Dalam hal Rencana Kerja dan Anggaran
Pendapatan (RKAP) belum disahkan, maka besarnya angsuran Pajak Penghasilan
Pasal 25 untuk bulan-bulan sebelum pengesahan adalah sama dengan angsuran Pajak
Penghasilan Pasal 25 bulan terkahir tahun pajak sebelumnya.
d)
Wajib
Pajak Masuk Bursa dan Wajib Pajak Lainnya yang Berdasarkan Ketentuan Peraturan
Perundang-undangan Harus Membuat Laporan Keuangan Berkala.
Besarnya anguran Pajak Penghasilan
Pasal 25 untuk Wajib pajak masuk bursa dan Wajib Pajak lainnya yang berdasarkan
ketentuan diharuskan membuat laporan keuangan berkala adalah sebesar pajak
penghasilan yang dihtung berdasarkan penerapan tariff umum atas laba rugi
fiscal menurut laporan keuangan berkala terakhir yang disetahunkan dikurangi
dengan pemotongan dan pemungutan Pajak Penghasilan Pasal 22, Pasal 23 serta
Pasal 24 yang dibayar atau terutang diluar negeri untuk tahun pajak yang lalu,
dibagi 12.
e)
PPh Pasal
25 bagi Wajib Pajak Orang Pribadi Pengusaha Tertentu.

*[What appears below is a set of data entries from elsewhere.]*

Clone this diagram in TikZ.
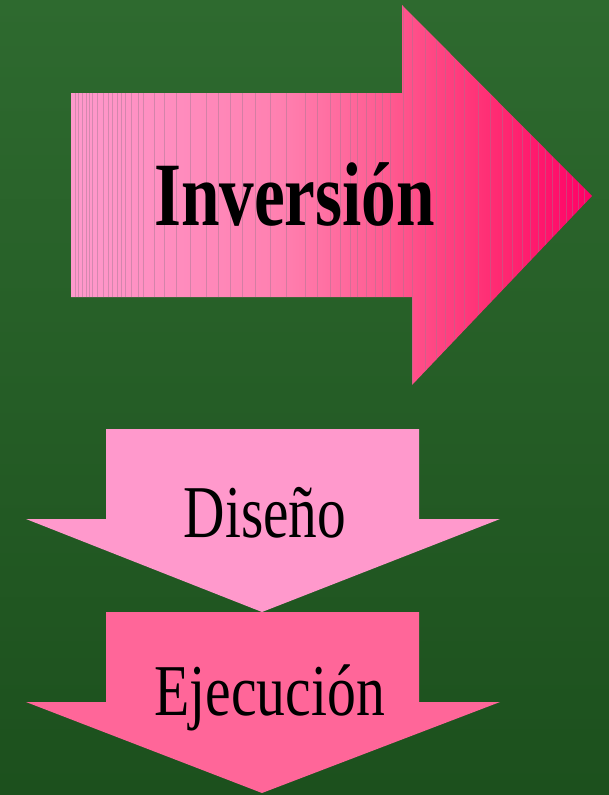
\documentclass[tikz,border=0pt]{standalone}
\usepackage{fontspec}
\setmainfont{Liberation Serif}
\usepackage{graphicx}
\definecolor{bgtop}{HTML}{2E6A2F}
\definecolor{bgbot}{HTML}{1C501D}
\definecolor{pinklight}{HTML}{FF99CC}
\definecolor{pinkA}{HTML}{FF80B0}
\definecolor{pinkB}{HTML}{FF5A90}
\definecolor{pinkC}{HTML}{FF2A72}
\definecolor{pinkdeep}{HTML}{FF0066}
\definecolor{pinkexec}{HTML}{FF6699}
\definecolor{stripe}{HTML}{A07890}
\pgfdeclarehorizontalshading{invshade}{100bp}{color(0bp)=(pinklight); color(25bp)=(pinklight); color(45bp)=(pinkA); color(55.5bp)=(pinkB); color(66bp)=(pinkC); color(75bp)=(pinkdeep); color(100bp)=(pinkdeep)}
\tikzset{
  lbl/.style={inner sep=0pt, anchor=base, text=black},
}
\begin{document}
\begin{tikzpicture}[x=1pt,y=-1pt]
\useasboundingbox (0,0) rectangle (609,795);
\shade[top color=bgtop, bottom color=bgbot] (0,0) rectangle (609,795);
% big right arrow
\shade[shading=invshade]
  (71,93) -- (402,93) -- (402,5) -- (592,196) -- (412,385) -- (412,297) -- (71,297) -- cycle;
\begin{scope}
\clip (71,93) -- (402,93) -- (402,5) -- (592,196) -- (412,385) -- (412,297) -- (71,297) -- cycle;
\foreach \xx in {75,78,82,86,89,92,97,103,108,112,117,121,125,131,138,143,154,164,176,190,206,218,230,242,255,270,286,305,317,330,340,350,357,366,375,382,390,403,412,425,436,445,454,464,478,490,502,512,522,530,538,545,552,559,566,572,578,584}
  \draw[stripe, opacity=0.45, line width=0.5pt] (\xx,0) -- (\xx,400);
\end{scope}
% Diseño arrow
\fill[pinklight] (106,429) -- (419,429) -- (419,519) -- (500,519) -- (262,612) -- (26,519) -- (106,519) -- cycle;
% Ejecución arrow
\fill[pinkexec] (106,612) -- (419,612) -- (419,702) -- (500,702) -- (262,793) -- (26,702) -- (106,702) -- cycle;
% labels
\node[lbl] (inv) at (294.5,225) {\scalebox{0.765}[1]{\fontsize{90.5}{90.5}\selectfont\bfseries Inversión}};
\node[lbl] (dis) at (265,537) {\scalebox{0.77}[1]{\fontsize{74.5}{74.5}\selectfont Diseño}};
\node[lbl] (eje) at (269.5,715) {\scalebox{0.79}[1]{\fontsize{73}{73}\selectfont Ejecución}};
\end{tikzpicture}
\end{document}
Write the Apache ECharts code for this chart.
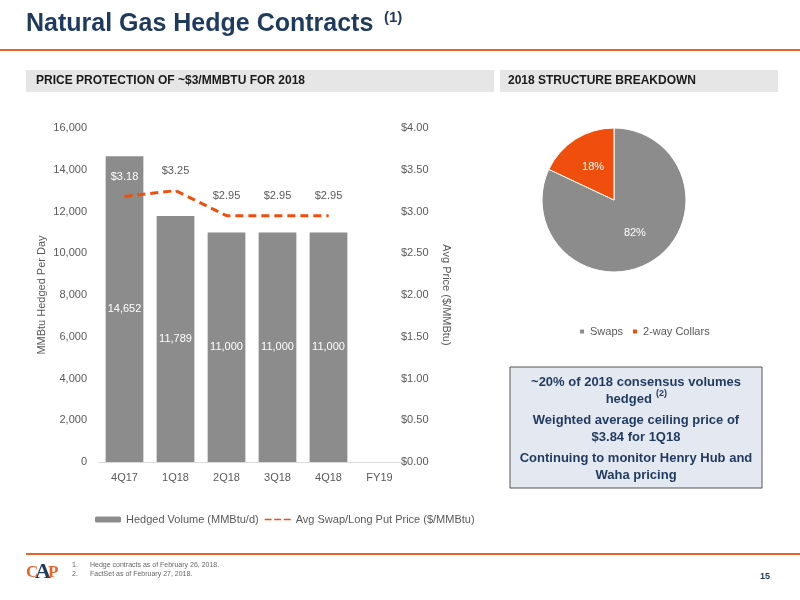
<!DOCTYPE html>
<html>
<head>
<meta charset="utf-8">
<script src="https://cdn.jsdelivr.net/npm/echarts@6/dist/echarts.min.js"></script>
<style>body{margin:0}#main{width:800px;height:600px}</style>
</head>
<body>
<div id="main"></div>
<script>
// chart data
var quarters = ['4Q17', '1Q18', '2Q18', '3Q18', '4Q18', 'FY19'];
var hedgedVolume = [14652, 11789, 11000, 11000, 11000, null];
var avgPrice = [3.18, 3.25, 2.95, 2.95, 2.95, null];
var structureNames = ['Swaps', '2-way Collars'];
var structureShares = [82, 18];

var GREY = '#8c8c8c', ORANGE = '#f04e0c', NAVY = '#1f3a5f';
var chart = echarts.init(document.getElementById('main'));

var option = {
  backgroundColor: '#fff',
  textStyle: { fontFamily: 'Liberation Sans' },
  grid: { left: 99, right: 395, top: 128, bottom: 138 },
  legend: [{
    data: [{ name: 'Hedged Volume (MMBtu/d)' }, { name: 'Avg Swap/Long Put Price ($/MMBtu)', icon: 'path://M0,0H8V2H0Z M11,0H19V2H11Z M22,0H30V2H22Z' }],
    left: 90, top: 509, itemGap: 6, itemWidth: 26, itemHeight: 6,
    textStyle: { color: '#595959', fontSize: 11 }
  }, {
    data: structureNames, left: 573, top: 321, itemGap: 8, itemWidth: 6, itemHeight: 6,
    textStyle: { color: '#595959', fontSize: 11 }
  }],
  xAxis: {
    type: 'category', data: quarters,
    axisLine: { lineStyle: { color: '#d9d9d9' } }, axisTick: { show: false },
    axisLabel: { color: '#595959', fontSize: 11, margin: 10 }
  },
  yAxis: [{
    type: 'value', min: 0, max: 16000, interval: 2000,
    name: 'MMBtu Hedged Per Day', nameLocation: 'middle', nameGap: 52,
    nameTextStyle: { color: '#595959', fontSize: 11 },
    splitLine: { show: false },
    axisLabel: { color: '#595959', fontSize: 11, margin: 12,
      formatter: function (v) { return v.toLocaleString('en-US'); } }
  }, {
    type: 'value', min: 0, max: 4, interval: 0.5,
    name: 'Avg Price ($/MMBtu)', nameLocation: 'middle', nameGap: 36, nameRotate: -90,
    nameTextStyle: { color: '#595959', fontSize: 11 },
    splitLine: { show: false },
    axisLabel: { color: '#595959', fontSize: 11, margin: -4,
      formatter: function (v) { return '$' + v.toFixed(2); } }
  }],
  series: [{
    name: 'Hedged Volume (MMBtu/d)', type: 'bar', data: hedgedVolume,
    barWidth: '74%', itemStyle: { color: GREY },
    label: { show: true, position: 'inside', color: '#fff', fontSize: 11,
      formatter: function (p) { return p.value.toLocaleString('en-US'); } }
  }, {
    name: 'Avg Swap/Long Put Price ($/MMBtu)', type: 'line', yAxisIndex: 1,
    data: avgPrice.map(function (v, i) {
      return i === 0 ? { value: v, label: { color: '#fff' } } : v;
    }),
    symbol: 'circle', symbolSize: 1, showSymbol: true,
    lineStyle: { color: ORANGE, width: 3, type: [8, 5] }, itemStyle: { color: ORANGE },
    label: { show: true, position: 'top', distance: 14, color: '#595959', fontSize: 11,
      formatter: function (p) { return '$' + p.value.toFixed(2); } }
  }, {
    type: 'pie', center: [614, 200], radius: 72, startAngle: 90,
    data: structureNames.map(function (n, i) { return { name: n, value: structureShares[i] }; }),
    color: [GREY, ORANGE],
    itemStyle: { borderColor: '#fff', borderWidth: 1 },
    label: { position: 'inside', color: '#fff', fontSize: 11, formatter: '{c}%' },
    labelLine: { show: false }
  }],
  graphic: [
    { type: 'text', left: 26, top: 12, style: { text: 'Natural Gas Hedge Contracts', fill: NAVY, font: 'bold 25px Liberation Sans' } },
    { type: 'text', left: 384, top: 10, style: { text: '(1)', fill: NAVY, font: 'bold 15px Liberation Sans' } },
    { type: 'rect', shape: { x: 0, y: 49, width: 800, height: 2 }, style: { fill: '#e8622a' } },
    { type: 'rect', shape: { x: 26, y: 70, width: 468, height: 22 }, style: { fill: '#e6e6e6' } },
    { type: 'text', left: 36, top: 75, style: { text: 'PRICE PROTECTION OF ~$3/MMBTU FOR 2018', fill: '#1a1a1a', font: 'bold 12px Liberation Sans' } },
    { type: 'rect', shape: { x: 500, y: 70, width: 278, height: 22 }, style: { fill: '#e6e6e6' } },
    { type: 'text', left: 508, top: 75, style: { text: '2018 STRUCTURE BREAKDOWN', fill: '#1a1a1a', font: 'bold 12px Liberation Sans' } },
    { type: 'rect', shape: { x: 510, y: 367, width: 252, height: 121 }, style: { fill: '#e4e8f0', stroke: '#555', lineWidth: 1 } },
    { type: 'text', x: 636, y: 374, style: { text: '~20% of 2018 consensus volumes\nhedged    ', align: 'center', fill: NAVY, font: 'bold 13px Liberation Sans', lineHeight: 17 } },
    { type: 'text', x: 656, y: 389, style: { text: '(2)', fill: NAVY, font: 'bold 9px Liberation Sans' } },
    { type: 'text', x: 636, y: 412, style: { text: 'Weighted average ceiling price of\n$3.84 for 1Q18', align: 'center', fill: NAVY, font: 'bold 13px Liberation Sans', lineHeight: 17 } },
    { type: 'text', x: 636, y: 450, style: { text: 'Continuing to monitor Henry Hub and\nWaha pricing', align: 'center', fill: NAVY, font: 'bold 13px Liberation Sans', lineHeight: 17 } },
    { type: 'rect', shape: { x: 26, y: 553, width: 774, height: 2 }, style: { fill: '#e8622a' } },
    { type: 'text', left: 72, top: 561, style: { text: '1.\n2.', fill: '#666', font: '7px Liberation Sans', lineHeight: 9 } },
    { type: 'text', left: 90, top: 561, style: { text: 'Hedge contracts as of February 26, 2018.\nFactSet as of February 27, 2018.', fill: '#666', font: '7px Liberation Sans', lineHeight: 9 } },
    { type: 'text', left: 26, top: 564, style: { text: 'C', fill: '#e8622a', font: 'bold 17px Liberation Sans Narrow' } },
    { type: 'text', left: 35, top: 561, style: { text: 'A', fill: NAVY, font: 'bold 22px Liberation Sans Narrow' } },
    { type: 'text', left: 48, top: 564, style: { text: 'P', fill: '#e8622a', font: 'bold 17px Liberation Sans Narrow' } },
    { type: 'text', left: 760, top: 572, style: { text: '15', fill: NAVY, font: 'bold 9px Liberation Sans' } }
  ]
};
chart.setOption(option);
</script>
</body>
</html>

Wajib Pajak Orang Pribadi Pengusaha
Tertentu adalah Wajib Pajak orang pribadi yang melakukan kegiatan usaha
dibidang perdagangan yang mempunyai tempat usaha lebih dari satu, atau
mempunyai tempat usaha yang berbeda alamat dengan domisili.
Besarnya angsuran Pajak Penghasilan
Pasal 25 untuk Wajib Pajak Orang Pribadi pengusaha tetentu, ditetapkan sebesar
0,75% dari jumlah peredaran bruto setiap bulan dari masing-masing tempat usaha
tersebut.
G. PPh Pasal 25 Bagi Wajib Pajak Orang Pribadi
yang Bepergian Ke Luar Negeri
Wajib Pajak orang pribadi dalam
negeri yang tidak memiliki Nomor Pokok Wajib Pajak dan telah berusia 21 tahun
yang bertolak ke luar negeri wajib membayar pajak. Termasuk wajib pajak orang
pribadi dalam negeri adalah istri, anggota keluarga sedarah, dan keluarga dalam
garis keturunan lurus serta anak angkat yang menjadi tanggungan sepenuhnya
Wajib Pajak yang bersangkutan.
Besarnya Fiskal Luar Negeri (FLN)
yang wajib dibayar oleh Wajib Pajak orang pribadi adalah :
1.
Rp2.500.000
untuk setiap orang setiap kali bertolak ke luar negeri dengan menggunakan
pesawat udara.
2.
Rp1.000.000
untuk setiap orang setiap kali bertolak ke luar negeri dengan menggunakan
angkatan laut.
Pembayaran FLN oleh Wajib Pajak
orang pribadi dalam negeri yang akan bertolak ke luar negeri dilakkukan dengan
menggunakan Tanda Bukti Pembayaran Fiskal Luar Negeri. FLN yang dibayar Wajib
Pajak orang pribadi dalam negeri yang akkan bertolak ke luar negeri merupakan
pembayaran angsuran Pajak Penghasilan. Angsuran pembayaran Pajak Penghasian
tersebut dapat dikreditkan terhadap Pajak Penghasilan yang terutang pada akhir
tahun yang bersangkutan setelah wajib pajak tersebut meiliki NPWP.